I was going to post a couple of days ago when it was day 25. This would have been quarter of the way through, but I was diverted and didn’t get on with it.

However, if I had updated at that time I wouldn’t have been able to include details of my latest rejection, as mentioned yesterday. Nor would I have been able to contrast reality with my comment in the previous report. I said:

“However, I’m not going to make any boastful claims just now. I’m going to send some of the new haiku off over the next few weeks and see if any editors like them.”

It’s fortunate that I didn’t make any boastful claims, as I did send some off to an editor, and the editor returned them. It’s difficult to tell, but I suspect this indicates my haiku writing hasn’t improved as much as I thought.

Set against that, there is the Autumn edition of Wales Haiku Journal. Near the bottom of the page is my first published haiku. It’s under the name of Simon Wilson rather than Quercus, but it is me. If I was going to lie about it I’d have chosen a better one…

Hospital Food

I have been in hospital three times – 30 years ago, 12 years ago and 2 days ago.

Thirty years ago the menu system served to me was the meal that had been ordered by the previous occupant of my bed. That, at least, was the theory, but subsequent experience suggested it might be less logical than that.

The conversation tended to centre on “operations I have had”, which didn’t really improve the atmosphere around the dining table.

The random nature of the menu arrangement became clear when, after three days, I left without once getting the meal I’d ordered. What I did get was mainly boil-in-the-bag scrambled egg, consisting of a square yellow block surrounded by water.
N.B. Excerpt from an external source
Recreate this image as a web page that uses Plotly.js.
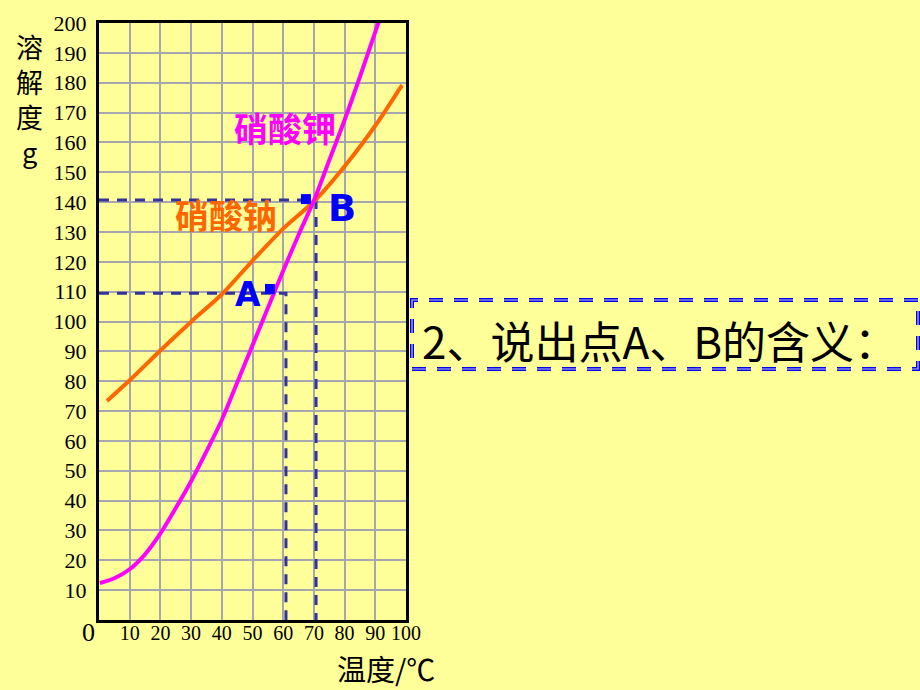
<!DOCTYPE html>
<html>
<head>
<meta charset="utf-8">
<script src="https://cdn.plot.ly/plotly-3.0.1.min.js"></script>
<style>html,body{margin:0;padding:0;background:#FFFF99;}#chart{width:920px;height:690px;}</style>
</head>
<body>
<div id="chart"></div>
<script>
// ---- data ----
const kno3Temp = [0.3, 5, 10, 15, 20, 25, 30, 35, 40, 45, 50, 55, 60, 65, 70, 75, 80, 85, 90, 92];
const kno3Sol  = [12.4, 14, 17, 22, 29, 37.5, 46.5, 56.5, 67, 79.5, 92, 104.5, 117, 129, 140.5, 154, 167.5, 182, 197, 203];
const nano3Temp = [2.6, 10.1, 20.5, 30.3, 40.1, 50.2, 60.6, 70.5, 80.8, 90.6, 98.7];
const nano3Sol  = [73.4, 80.4, 90.8, 100.2, 109.2, 120.6, 131.7, 140.7, 153, 166.5, 179.2];
const kno3Name = '硝酸钾';
const nano3Name = '硝酸钠';
const pointNames = ['A', 'B'];
const pointTemp = [60.9, 70.7];
const pointSol  = [109.5, 140.7];
const markTemp = [55.7, 67.4];
const markSol  = [110.9, 141.0];
const xTickVals = [10, 20, 30, 40, 50, 60, 70, 80, 90, 100];
const xTickText = ['10', '20', '30', '40', '50', '60', '70', '80', '90', '100'];
const yTickVals = [10, 20, 30, 40, 50, 60, 70, 80, 90, 100, 110, 120, 130, 140, 150, 160, 170, 180, 190, 200];
const yTickText = yTickVals.map(String);
const xTitle = '温度/℃';
const yTitle = ['溶', '解', '度', 'g'];
const question = '2、说出点A、B的含义：';

// ---- layout helpers (pixel -> paper) ----
const L = 99, R = 406, T = 23, B = 620;
const px = x => (x - L) / (R - L);
const py = y => (B - y) / (B - T);

const serif = 'Liberation Serif, Times New Roman, serif';
const cjk = 'Noto Sans CJK SC, sans-serif';

const traces = [];
for (let i = 0; i < pointNames.length; i++) {
  traces.push({
    x: [0, pointTemp[i], pointTemp[i]], y: [pointSol[i], pointSol[i], 0],
    mode: 'lines', line: {color: '#333399', width: 3, dash: '10px,8px'},
    hoverinfo: 'skip', showlegend: false
  });
}
traces.push({
  x: nano3Temp, y: nano3Sol, mode: 'lines', name: nano3Name,
  line: {color: '#FF6600', width: 4, shape: 'spline', smoothing: 0.8}, showlegend: false, cliponaxis: false
});
traces.push({
  x: kno3Temp, y: kno3Sol, mode: 'lines', name: kno3Name,
  line: {color: '#FF00FF', width: 4, shape: 'spline', smoothing: 0.8}, showlegend: false, cliponaxis: false
});
traces.push({
  x: markTemp, y: markSol, mode: 'markers',
  marker: {symbol: 'square', size: 10, color: '#0000FF'}, showlegend: false, hoverinfo: 'skip'
});

const annotations = [
  {xref: 'paper', yref: 'paper', x: px(29), y: py(99), xanchor: 'center', yanchor: 'middle',
   text: yTitle.join('<br>'), showarrow: false, font: {family: cjk, size: 27, color: '#000'}},
  {xref: 'paper', yref: 'paper', x: px(386), y: py(668), xanchor: 'center', yanchor: 'middle',
   text: xTitle, showarrow: false, font: {family: cjk, size: 29, color: '#000'}},
  {xref: 'paper', yref: 'paper', x: px(88), y: py(632), xanchor: 'center', yanchor: 'middle',
   text: '0', showarrow: false, font: {family: serif, size: 26, color: '#000'}},
  {xref: 'paper', yref: 'paper', x: px(285), y: py(128), xanchor: 'center', yanchor: 'middle',
   text: '<b>' + kno3Name + '</b>', showarrow: false, font: {family: cjk, size: 34, color: '#FF00FF'}},
  {xref: 'paper', yref: 'paper', x: px(226), y: py(215), xanchor: 'center', yanchor: 'middle',
   text: '<b>' + nano3Name + '</b>', showarrow: false, font: {family: cjk, size: 34, color: '#FF6600'}},
  {x: markTemp[0], y: markSol[0], xshift: -22, yshift: -6, xanchor: 'center', yanchor: 'middle',
   text: '<b>' + pointNames[0] + '</b>', showarrow: false, font: {family: 'DejaVu Sans, sans-serif', size: 33, color: '#0000FF'}},
  {x: markTemp[1], y: markSol[1], xshift: 36, yshift: -9, xanchor: 'center', yanchor: 'middle',
   text: '<b>' + pointNames[1] + '</b>', showarrow: false, font: {family: 'DejaVu Sans, sans-serif', size: 37, color: '#0000FF'}},
  {xref: 'paper', yref: 'paper', x: px(420), y: py(340), xanchor: 'left', yanchor: 'middle',
   text: question, showarrow: false, font: {family: cjk, size: 44, color: '#000'}}
];

const boxDash = '14px,11px';
const shapes = [
  {type: 'rect', xref: 'paper', yref: 'paper', x0: px(412), x1: px(918), y0: py(369), y1: py(300),
   line: {color: '#0000EE', width: 4, dash: boxDash}},
  {type: 'rect', xref: 'paper', yref: 'paper', x0: px(412), x1: px(918), y0: py(369), y1: py(300),
   line: {color: '#C8C8E8', width: 1.2, dash: boxDash}}
];

const layout = {
  width: 920, height: 690,
  paper_bgcolor: '#FFFF99', plot_bgcolor: '#FFFF99',
  margin: {l: L, r: 920 - R, t: T, b: 690 - B, pad: 0},
  showlegend: false,
  xaxis: {
    range: [0, 100], tickvals: xTickVals, ticktext: xTickText,
    showgrid: true, gridcolor: '#A6A6AE', gridwidth: 2,
    showline: true, linecolor: '#000', linewidth: 3, mirror: true,
    zeroline: false, ticks: '', ticklabelstandoff: -7,
    tickfont: {family: serif, size: 20, color: '#000'}, fixedrange: true
  },
  yaxis: {
    range: [0, 200], tickvals: yTickVals, ticktext: yTickText,
    showgrid: true, gridcolor: '#A6A6AE', gridwidth: 2,
    showline: true, linecolor: '#000', linewidth: 3, mirror: true,
    zeroline: false, ticks: '', ticklabelstandoff: 5,
    tickfont: {family: serif, size: 22, color: '#000'}, fixedrange: true
  },
  annotations: annotations,
  shapes: shapes
};

Plotly.newPlot('chart', traces, layout, {displayModeBar: false, staticPlot: true});
</script>
</body>
</html>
With the addition of random veg and bits of fish and meat…

I will leave this painful episode with a quote from one of the convalescents, who actually seemed to like the stuff: “You don’t get food like this at home, do you?”

I had to confess that I didn’t get food like that at home.
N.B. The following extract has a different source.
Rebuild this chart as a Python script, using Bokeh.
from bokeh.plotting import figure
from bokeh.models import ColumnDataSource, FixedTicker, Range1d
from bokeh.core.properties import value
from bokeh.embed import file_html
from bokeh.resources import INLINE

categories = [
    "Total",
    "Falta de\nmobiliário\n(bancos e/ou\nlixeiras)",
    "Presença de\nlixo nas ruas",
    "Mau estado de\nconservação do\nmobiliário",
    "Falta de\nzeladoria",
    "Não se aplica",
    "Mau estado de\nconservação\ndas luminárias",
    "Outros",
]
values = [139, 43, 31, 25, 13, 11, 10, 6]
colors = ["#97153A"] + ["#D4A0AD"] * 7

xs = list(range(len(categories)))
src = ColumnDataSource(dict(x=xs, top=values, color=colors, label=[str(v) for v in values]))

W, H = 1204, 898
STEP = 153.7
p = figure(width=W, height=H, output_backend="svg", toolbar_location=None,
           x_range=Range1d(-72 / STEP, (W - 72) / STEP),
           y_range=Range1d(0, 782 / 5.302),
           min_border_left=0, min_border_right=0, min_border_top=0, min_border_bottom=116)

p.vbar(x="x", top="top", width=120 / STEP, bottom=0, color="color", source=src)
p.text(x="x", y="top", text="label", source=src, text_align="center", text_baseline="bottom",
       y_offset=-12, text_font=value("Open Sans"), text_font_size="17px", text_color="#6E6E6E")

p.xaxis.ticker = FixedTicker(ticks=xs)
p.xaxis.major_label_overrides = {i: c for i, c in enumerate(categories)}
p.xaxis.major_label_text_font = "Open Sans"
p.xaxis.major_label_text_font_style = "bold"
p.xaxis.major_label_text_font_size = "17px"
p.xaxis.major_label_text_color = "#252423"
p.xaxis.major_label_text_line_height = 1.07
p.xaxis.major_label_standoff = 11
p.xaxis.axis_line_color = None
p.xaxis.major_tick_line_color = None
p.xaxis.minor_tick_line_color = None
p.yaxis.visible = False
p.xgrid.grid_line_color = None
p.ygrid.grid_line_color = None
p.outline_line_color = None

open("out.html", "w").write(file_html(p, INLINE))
Spool forward 18 years and once again I’m in the grip of the NHS. They have had my trousers down, tested my prostate and declared an intention to insert a camera into my bladder via a passageway quite clearly not designed for the purpose.

They had to take me in again after getting it wrong the first time – I’ve run them into one as they were only a few months apart. On each occasion they cancelled first time due to lack of beds.
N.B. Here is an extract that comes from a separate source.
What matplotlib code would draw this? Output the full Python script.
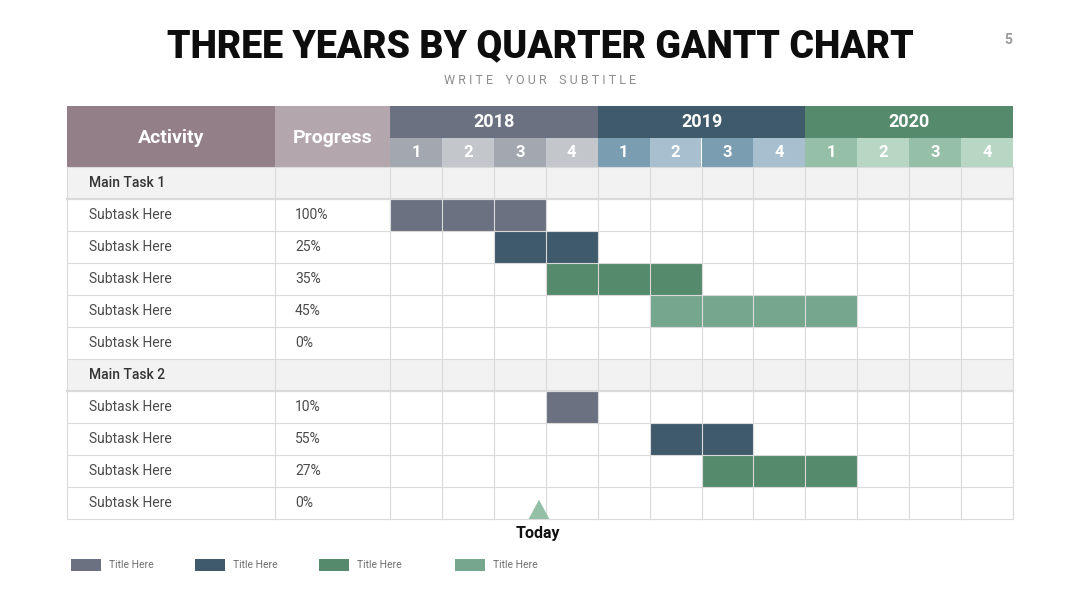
import matplotlib
matplotlib.use("Agg")
import matplotlib.pyplot as plt
from matplotlib.patches import Rectangle, Polygon

# ---- data ----
years = ["2018", "2019", "2020"]
quarters = ["1", "2", "3", "4"]
activities = ["Main Task 1", "Subtask Here", "Subtask Here", "Subtask Here",
              "Subtask Here", "Subtask Here", "Main Task 2", "Subtask Here",
              "Subtask Here", "Subtask Here", "Subtask Here"]
is_main = [True, False, False, False, False, False, True, False, False, False, False]
progress = ["", "100%", "25%", "35%", "45%", "0%", "", "10%", "55%", "27%", "0%"]
bar_start = [None, 0, 2, 3, 5, None, None, 3, 5, 6, None]   # quarter index
bar_len = [0, 3, 2, 3, 4, 0, 0, 1, 2, 3, 0]                 # quarters
bar_series = [None, 0, 1, 2, 3, None, None, 0, 1, 2, None]
series_labels = ["Title Here", "Title Here", "Title Here", "Title Here"]
today_q = 2.87

# ---- style ----
SERIES_COLORS = ["#6b7180", "#3f5a6b", "#568a6d", "#74a78e"]
YEAR_COLORS = ["#6b7180", "#3f5a6b", "#568a6d"]
QTR_COLORS = [("#a3a8b0", "#c3c6cb"), ("#7b9db2", "#a7bfce"), ("#95bfa6", "#b8d6c4")]
ACT_HDR, PRG_HDR = "#937f88", "#b3a6ac"
MAIN_BG = "#f2f2f2"
GRID = "#dadada"
plt.rcParams["font.family"] = ["Roboto", "DejaVu Sans"]

W, H = 1080, 608
fig = plt.figure(figsize=(W / 100, H / 100), dpi=100)
fig.patch.set_facecolor("white")

# table area in pixels
L, R, T, B = 67, 1013, 106, 519
ax = fig.add_axes([L / W, 1 - B / H, (R - L) / W, (B - T) / H])
qw = (R - 390) / 12.0            # px per quarter
x_act = (L - 390) / qw           # left edge of activity col in quarter units
x_prg = (275 - 390) / qw
rh = (B - 167) / len(activities)
y_top = (T - 167) / rh
y_mid = (138 - 167) / rh
ax.set_xlim(x_act, 12)
ax.set_ylim(len(activities), y_top)
ax.axis("off")

# header
ax.add_patch(Rectangle((x_act, y_top), x_prg - x_act, -y_top, color=ACT_HDR, lw=0))
ax.add_patch(Rectangle((x_prg, y_top), -x_prg, -y_top, color=PRG_HDR, lw=0))
ax.text((x_act + x_prg) / 2, y_top / 2 + 0.05, "Activity", color="white",
        fontsize=14, fontweight="bold", ha="center", va="center")
ax.text(x_prg / 2, y_top / 2 + 0.05, "Progress", color="white",
        fontsize=14, fontweight="bold", ha="center", va="center")
for i, yr in enumerate(years):
    ax.add_patch(Rectangle((i * 4, y_top), 4, y_mid - y_top, color=YEAR_COLORS[i], lw=0))
    ax.text(i * 4 + 2, (y_top + y_mid) / 2, yr, color="white", fontsize=13,
            fontweight="bold", ha="center", va="center")
    for j, q in enumerate(quarters):
        ax.add_patch(Rectangle((i * 4 + j, y_mid), 1, -y_mid,
                               color=QTR_COLORS[i][j % 2], lw=0))
        ax.text(i * 4 + j + 0.5, y_mid / 2, q, color="white", fontsize=12,
                fontweight="bold", ha="center", va="center")

# rows
for r, name in enumerate(activities):
    if is_main[r]:
        ax.add_patch(Rectangle((x_act, r), 12 - x_act, 1, color=MAIN_BG, lw=0))
    ax.text(x_act + (89 - L) / qw, r + 0.5, name, fontsize=10,
            color="#333333" if is_main[r] else "#4a4a4a",
            fontweight="medium" if is_main[r] else "normal", va="center")
    ax.text(x_prg + (295 - 275) / qw, r + 0.5, progress[r], fontsize=10,
            color="#4a4a4a", va="center")
    if bar_start[r] is not None:
        ax.barh(r + 0.5, bar_len[r], left=bar_start[r], height=1.0,
                color=SERIES_COLORS[bar_series[r]], lw=0, zorder=2)

# grid
for r in range(len(activities) + 1):
    lw = 1.6 if (r > 0 and is_main[r - 1]) else 0.8
    ax.plot([x_act, 12], [r, r], color=GRID, lw=lw, zorder=3, clip_on=False)
for x in [x_act, x_prg] + list(range(13)):
    ax.plot([x, x], [0, len(activities)], color=GRID, lw=0.8, zorder=3, clip_on=False)

# today marker
tri = Polygon([[today_q - 0.2, 11], [today_q + 0.2, 11], [today_q, 11 - 0.6]],
              closed=True, color="#92bfa6", lw=0, zorder=4, clip_on=False)
ax.add_patch(tri)
ax.text(today_q - 0.03, 11.45, "Today", fontsize=11.5, fontweight="bold",
        ha="center", va="center", color="#111111")

# titles
fig.text(540 / W, 1 - 47 / H, "THREE YEARS BY QUARTER GANTT CHART", fontsize=27,
         fontweight="black", ha="center", va="center", color="#0d0d0d")
fig.text(540 / W, 1 - 81 / H, " ".join("WRITE YOUR SUBTITLE").replace("   ", "    "),
         fontsize=9, ha="center", va="center", color="#8c8c8c")
fig.text(1008 / W, 1 - 40 / H, "5", fontsize=10, fontweight="bold",
         ha="center", va="center", color="#9a9a9a")

# legend
leg_x = [71, 195, 319, 455]
for k, lab in enumerate(series_labels):
    fig.patches.append(Rectangle((leg_x[k] / W, 1 - 571 / H), 30 / W, 12 / H,
                                 transform=fig.transFigure, color=SERIES_COLORS[k], lw=0))
    fig.text((leg_x[k] + 38) / W, 1 - 565 / H, lab, fontsize=7.5,
             va="center", color="#6e6e6e")

fig.savefig("out.png", dpi=100)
The first meal was cold because we were at the far end of the ward. The only choice was fish and chips (bread-crumbed fish garden peas)  because everything else had run out. There were five of us but only four fish, so they chopped the tail sections off and served them up to the fifth man.

They didn’t actually run out of food again in the next few days but we never had the full menu available or hot food. I did suggest it might be nice if they started at our end of the ward sometimes but they just looked at me in a snotty manner and ignored me.

To be fair, the food and system were both better than my previous experience.

Finally we have the latest round of visits – the December swelling and the events of Friday. More trousers, more tests and more cameras.

They have a new trolley, which keeps the food hot, and they seemed to have plenty of food. The choice is better and the standard is higher. The fish was better, it was battered and the peas were mushy, as is proper. It isn’t perfect, it tends to lack vegetables, but they do deliver it to your bed, and I did look forward to mealtimes.

That anticipation may have been due to boredom rather than the dining experience, but it’s definitely an advance on 30 years ago, when I used to dread the menu lottery and developed a fear of scrambled eggs.